Start
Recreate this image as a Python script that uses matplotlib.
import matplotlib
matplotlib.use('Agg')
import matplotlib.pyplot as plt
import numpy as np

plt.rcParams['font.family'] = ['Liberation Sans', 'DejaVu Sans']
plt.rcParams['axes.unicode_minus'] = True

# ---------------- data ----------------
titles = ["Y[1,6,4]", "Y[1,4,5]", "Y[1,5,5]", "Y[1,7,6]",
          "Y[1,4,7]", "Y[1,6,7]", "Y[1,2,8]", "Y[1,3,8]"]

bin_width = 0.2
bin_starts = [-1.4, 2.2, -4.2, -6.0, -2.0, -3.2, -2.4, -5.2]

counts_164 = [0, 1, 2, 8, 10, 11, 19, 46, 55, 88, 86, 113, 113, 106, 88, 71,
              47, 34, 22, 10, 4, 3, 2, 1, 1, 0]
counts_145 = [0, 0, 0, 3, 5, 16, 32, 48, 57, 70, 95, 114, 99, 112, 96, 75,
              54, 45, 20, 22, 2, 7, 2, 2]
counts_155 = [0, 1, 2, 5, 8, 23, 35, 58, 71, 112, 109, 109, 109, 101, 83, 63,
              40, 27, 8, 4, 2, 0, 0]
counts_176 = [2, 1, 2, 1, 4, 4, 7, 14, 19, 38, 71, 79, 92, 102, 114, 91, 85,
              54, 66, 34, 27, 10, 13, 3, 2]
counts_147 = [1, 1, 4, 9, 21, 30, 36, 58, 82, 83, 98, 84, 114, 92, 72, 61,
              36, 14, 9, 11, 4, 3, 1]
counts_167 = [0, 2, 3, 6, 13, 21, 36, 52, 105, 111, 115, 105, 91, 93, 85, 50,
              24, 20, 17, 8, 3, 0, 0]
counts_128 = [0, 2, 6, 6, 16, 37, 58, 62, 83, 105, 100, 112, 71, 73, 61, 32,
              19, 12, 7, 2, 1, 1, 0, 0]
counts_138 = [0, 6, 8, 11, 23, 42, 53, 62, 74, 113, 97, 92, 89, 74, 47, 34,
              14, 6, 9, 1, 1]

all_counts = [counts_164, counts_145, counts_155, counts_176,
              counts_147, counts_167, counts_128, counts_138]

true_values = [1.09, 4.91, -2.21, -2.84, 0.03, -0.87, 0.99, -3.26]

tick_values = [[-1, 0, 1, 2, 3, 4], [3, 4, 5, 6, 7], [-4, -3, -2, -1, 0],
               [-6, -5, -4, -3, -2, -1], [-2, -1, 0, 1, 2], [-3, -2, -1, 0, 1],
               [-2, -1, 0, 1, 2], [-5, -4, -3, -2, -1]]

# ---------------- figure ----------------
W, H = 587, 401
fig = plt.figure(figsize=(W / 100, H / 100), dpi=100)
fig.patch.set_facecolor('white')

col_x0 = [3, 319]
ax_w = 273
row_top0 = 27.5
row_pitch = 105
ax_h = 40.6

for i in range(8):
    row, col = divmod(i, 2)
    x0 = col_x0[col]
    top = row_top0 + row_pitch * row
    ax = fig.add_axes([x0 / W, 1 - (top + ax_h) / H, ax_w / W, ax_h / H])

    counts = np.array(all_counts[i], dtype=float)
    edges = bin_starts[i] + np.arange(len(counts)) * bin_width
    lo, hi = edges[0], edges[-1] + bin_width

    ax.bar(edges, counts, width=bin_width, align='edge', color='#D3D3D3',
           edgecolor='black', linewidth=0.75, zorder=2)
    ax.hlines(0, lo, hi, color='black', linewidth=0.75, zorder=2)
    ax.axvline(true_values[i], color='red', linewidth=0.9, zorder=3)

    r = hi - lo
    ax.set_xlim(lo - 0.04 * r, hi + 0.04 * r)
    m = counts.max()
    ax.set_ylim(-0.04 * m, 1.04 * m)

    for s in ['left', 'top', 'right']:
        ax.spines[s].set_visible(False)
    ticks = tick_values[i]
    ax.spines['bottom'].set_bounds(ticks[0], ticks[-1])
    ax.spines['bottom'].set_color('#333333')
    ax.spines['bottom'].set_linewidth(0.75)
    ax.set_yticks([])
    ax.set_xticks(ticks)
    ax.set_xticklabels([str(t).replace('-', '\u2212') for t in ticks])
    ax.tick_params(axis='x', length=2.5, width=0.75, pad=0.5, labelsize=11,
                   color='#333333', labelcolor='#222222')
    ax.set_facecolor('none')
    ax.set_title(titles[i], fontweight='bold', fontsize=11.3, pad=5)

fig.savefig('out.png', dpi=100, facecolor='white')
End
▶ _Exercise description_:
Restate the whole of the material exactly.

▶ _Answer for the task_:
Recreate this image as a Python script that uses matplotlib.
import matplotlib
matplotlib.use('Agg')
import matplotlib.pyplot as plt
import numpy as np

plt.rcParams['font.family'] = ['Liberation Sans', 'DejaVu Sans']
plt.rcParams['axes.unicode_minus'] = True

# ---------------- data ----------------
titles = ["Y[1,6,4]", "Y[1,4,5]", "Y[1,5,5]", "Y[1,7,6]",
          "Y[1,4,7]", "Y[1,6,7]", "Y[1,2,8]", "Y[1,3,8]"]

bin_width = 0.2
bin_starts = [-1.4, 2.2, -4.2, -6.0, -2.0, -3.2, -2.4, -5.2]

counts_164 = [0, 1, 2, 8, 10, 11, 19, 46, 55, 88, 86, 113, 113, 106, 88, 71,
              47, 34, 22, 10, 4, 3, 2, 1, 1, 0]
counts_145 = [0, 0, 0, 3, 5, 16, 32, 48, 57, 70, 95, 114, 99, 112, 96, 75,
              54, 45, 20, 22, 2, 7, 2, 2]
counts_155 = [0, 1, 2, 5, 8, 23, 35, 58, 71, 112, 109, 109, 109, 101, 83, 63,
              40, 27, 8, 4, 2, 0, 0]
counts_176 = [2, 1, 2, 1, 4, 4, 7, 14, 19, 38, 71, 79, 92, 102, 114, 91, 85,
              54, 66, 34, 27, 10, 13, 3, 2]
counts_147 = [1, 1, 4, 9, 21, 30, 36, 58, 82, 83, 98, 84, 114, 92, 72, 61,
              36, 14, 9, 11, 4, 3, 1]
counts_167 = [0, 2, 3, 6, 13, 21, 36, 52, 105, 111, 115, 105, 91, 93, 85, 50,
              24, 20, 17, 8, 3, 0, 0]
counts_128 = [0, 2, 6, 6, 16, 37, 58, 62, 83, 105, 100, 112, 71, 73, 61, 32,
              19, 12, 7, 2, 1, 1, 0, 0]
counts_138 = [0, 6, 8, 11, 23, 42, 53, 62, 74, 113, 97, 92, 89, 74, 47, 34,
              14, 6, 9, 1, 1]

all_counts = [counts_164, counts_145, counts_155, counts_176,
              counts_147, counts_167, counts_128, counts_138]

true_values = [1.09, 4.91, -2.21, -2.84, 0.03, -0.87, 0.99, -3.26]

tick_values = [[-1, 0, 1, 2, 3, 4], [3, 4, 5, 6, 7], [-4, -3, -2, -1, 0],
               [-6, -5, -4, -3, -2, -1], [-2, -1, 0, 1, 2], [-3, -2, -1, 0, 1],
               [-2, -1, 0, 1, 2], [-5, -4, -3, -2, -1]]

# ---------------- figure ----------------
W, H = 587, 401
fig = plt.figure(figsize=(W / 100, H / 100), dpi=100)
fig.patch.set_facecolor('white')

col_x0 = [3, 319]
ax_w = 273
row_top0 = 27.5
row_pitch = 105
ax_h = 40.6

for i in range(8):
    row, col = divmod(i, 2)
    x0 = col_x0[col]
    top = row_top0 + row_pitch * row
    ax = fig.add_axes([x0 / W, 1 - (top + ax_h) / H, ax_w / W, ax_h / H])

    counts = np.array(all_counts[i], dtype=float)
    edges = bin_starts[i] + np.arange(len(counts)) * bin_width
    lo, hi = edges[0], edges[-1] + bin_width

    ax.bar(edges, counts, width=bin_width, align='edge', color='#D3D3D3',
           edgecolor='black', linewidth=0.75, zorder=2)
    ax.hlines(0, lo, hi, color='black', linewidth=0.75, zorder=2)
    ax.axvline(true_values[i], color='red', linewidth=0.9, zorder=3)

    r = hi - lo
    ax.set_xlim(lo - 0.04 * r, hi + 0.04 * r)
    m = counts.max()
    ax.set_ylim(-0.04 * m, 1.04 * m)

    for s in ['left', 'top', 'right']:
        ax.spines[s].set_visible(False)
    ticks = tick_values[i]
    ax.spines['bottom'].set_bounds(ticks[0], ticks[-1])
    ax.spines['bottom'].set_color('#333333')
    ax.spines['bottom'].set_linewidth(0.75)
    ax.set_yticks([])
    ax.set_xticks(ticks)
    ax.set_xticklabels([str(t).replace('-', '\u2212') for t in ticks])
    ax.tick_params(axis='x', length=2.5, width=0.75, pad=0.5, labelsize=11,
                   color='#333333', labelcolor='#222222')
    ax.set_facecolor('none')
    ax.set_title(titles[i], fontweight='bold', fontsize=11.3, pad=5)

fig.savefig('out.png', dpi=100, facecolor='white')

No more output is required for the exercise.